The changes will mean that home and piece workers will have to be paid at a rate that is linked to the National Minimum Wage.

Homeworkers are employed by a wide range of companies in a variety of roles, including packing greeting cards, feeding strings into cloth products and assembling Christmas crackers.

From October 2004, employers will:

  • no longer be allowed to set the rate of pay at four fifths of the time it takes an average worker to complete a set piece of work

  • give employees clearer information about the rate they are expected to work at, and their hourly wage

  • pay all homeworkers the minimum wage for all hours worked, or

  • 100% of the national minimum wage for the number of hours it takes an average worker to complete an agreed block of work – a ‘fair piece rate’.

    In April 2005, employers will have to pay the average worker at a rate of 120% of the national minimum wage for a block of work.

    For example, from this October an employer will have to carry out tests to establish the mean hourly output rate. If the tests show that, for example, an average worker completes 10 pieces in an hour, the employer would have to pay his workers at least 45 pence per piece in order to comply with the regulations (i.e. equal to the current minimum wage rate of £4.50 an hour).

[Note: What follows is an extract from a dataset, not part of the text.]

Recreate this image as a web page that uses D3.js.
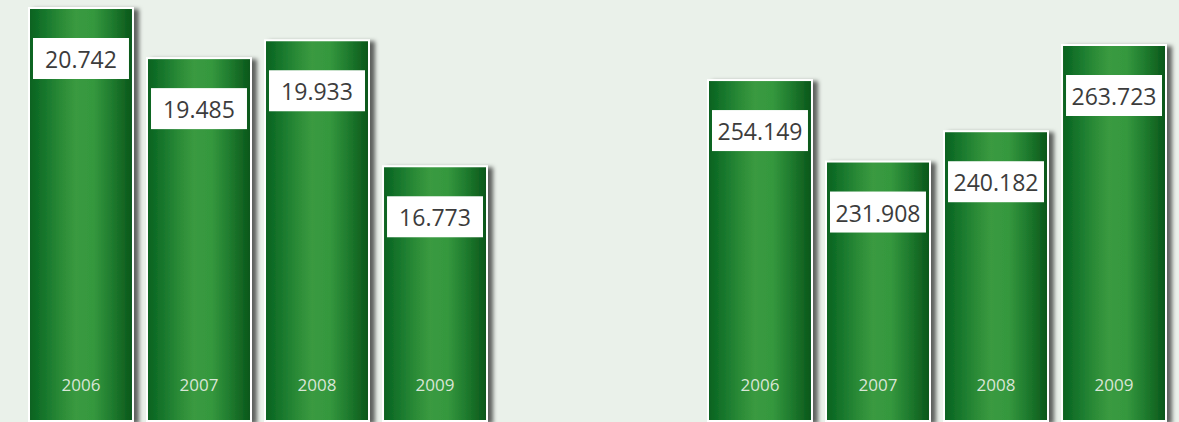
<!DOCTYPE html>
<html lang="de">
  <head>
    <meta charset="UTF-8" />
    <title>Bars</title>
    <style>
      body { margin: 0; background: #eaf1ea; }
      svg { display: block; font-family: "Open Sans", sans-serif; }
    </style>
  </head>
  <body>
    <div id="chart"></div>

    <script src="https://cdn.jsdelivr.net/npm/d3@7"></script>
    <script>

      // data
      var years = ["2006", "2007", "2008", "2009"];
      var leftValues = [20742, 19485, 19933, 16773];
      var rightValues = [254149, 231908, 240182, 263723];

      var w = 1179, h = 422;
      var base = 421;

      var de = d3.formatLocale({ decimal: ",", thousands: ".", grouping: [3], currency: ["", " €"] });
      var fmt = de.format(",d");

      var svg = d3.select("#chart").append("svg")
        .attr("width", w)
        .attr("height", h);

      var defs = svg.append("defs");

      var grad = defs.append("linearGradient")
        .attr("id", "barGrad")
        .attr("x1", "0%").attr("x2", "100%")
        .attr("y1", "0%").attr("y2", "0%");
      [
        [0, "#0b611f"], [0.12, "#13722a"], [0.3, "#2a8a36"], [0.45, "#3a9a40"],
        [0.62, "#35983e"], [0.8, "#1f7b2e"], [1, "#095519"]
      ].forEach(function(s) {
        grad.append("stop").attr("offset", s[0]).attr("stop-color", s[1]);
      });

      var shadow = defs.append("filter")
        .attr("id", "shadow")
        .attr("x", "-20%").attr("y", "-20%")
        .attr("width", "150%").attr("height", "150%");
      shadow.append("feDropShadow")
        .attr("dx", 5).attr("dy", 2)
        .attr("stdDeviation", 2.2)
        .attr("flood-color", "#000")
        .attr("flood-opacity", 0.6);

      // each group has its own scale
      var groups = [
        {
          values: leftValues,
          x: d3.scaleBand().domain(years).range([28, 488]).paddingInner(0.102),
          y: d3.scaleLinear().domain([10360, 20742]).range([base, 7])
        },
        {
          values: rightValues,
          x: d3.scaleBand().domain(years).range([707, 1167]).paddingInner(0.102),
          y: d3.scaleLinear().domain([160800, 263723]).range([base, 44])
        }
      ];

      groups.forEach(function(grp) {
        var data = years.map(function(y, i) { return { year: y, value: grp.values[i] }; });
        var bw = grp.x.bandwidth();

        var g = svg.append("g");

        var bar = g.selectAll(".bar")
          .data(data)
          .enter()
          .append("g")
          .attr("class", "bar")
          .attr("transform", function(d) { return "translate(" + grp.x(d.year) + ",0)"; });

        bar.append("rect")
          .attr("x", 1)
          .attr("y", function(d) { return grp.y(d.value) + 1; })
          .attr("width", bw - 2)
          .attr("height", function(d) { return base - grp.y(d.value) - 1; })
          .attr("fill", "url(#barGrad)")
          .attr("stroke", "#fff")
          .attr("stroke-width", 2)
          .attr("filter", "url(#shadow)");

        // value boxes
        bar.append("rect")
          .attr("x", 5)
          .attr("y", function(d) { return grp.y(d.value) + 31; })
          .attr("width", bw - 10)
          .attr("height", 41)
          .attr("fill", "#fff");

        bar.append("text")
          .attr("x", bw / 2)
          .attr("y", function(d) { return grp.y(d.value) + 52; })
          .attr("text-anchor", "middle")
          .attr("dominant-baseline", "central")
          .attr("font-size", 23)
          .attr("fill", "#3c3c3c")
          .text(function(d) { return fmt(d.value); });

        // year labels inside bars
        bar.append("text")
          .attr("x", bw / 2)
          .attr("y", 391)
          .attr("text-anchor", "middle")
          .attr("font-size", 17)
          .attr("fill", "#d9e6d6")
          .text(function(d) { return d.year; });
      });

    </script>
  </body>
</html>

    From April 2005, the piece rate would increase to 54 pence per piece (i.e. equal to the current minimum wage rate of £4.50 an hour).

    The draft regulations are a result of two consultations over the last 12 months on replacing the present system of fair estimate agreement with a system of fair piece rates.

    Employment Relations Minister Gerry Sutcliffe said: “This change to the law will be especially important to ethnic minority and women workers, who make up a large proportion of people who work at home.”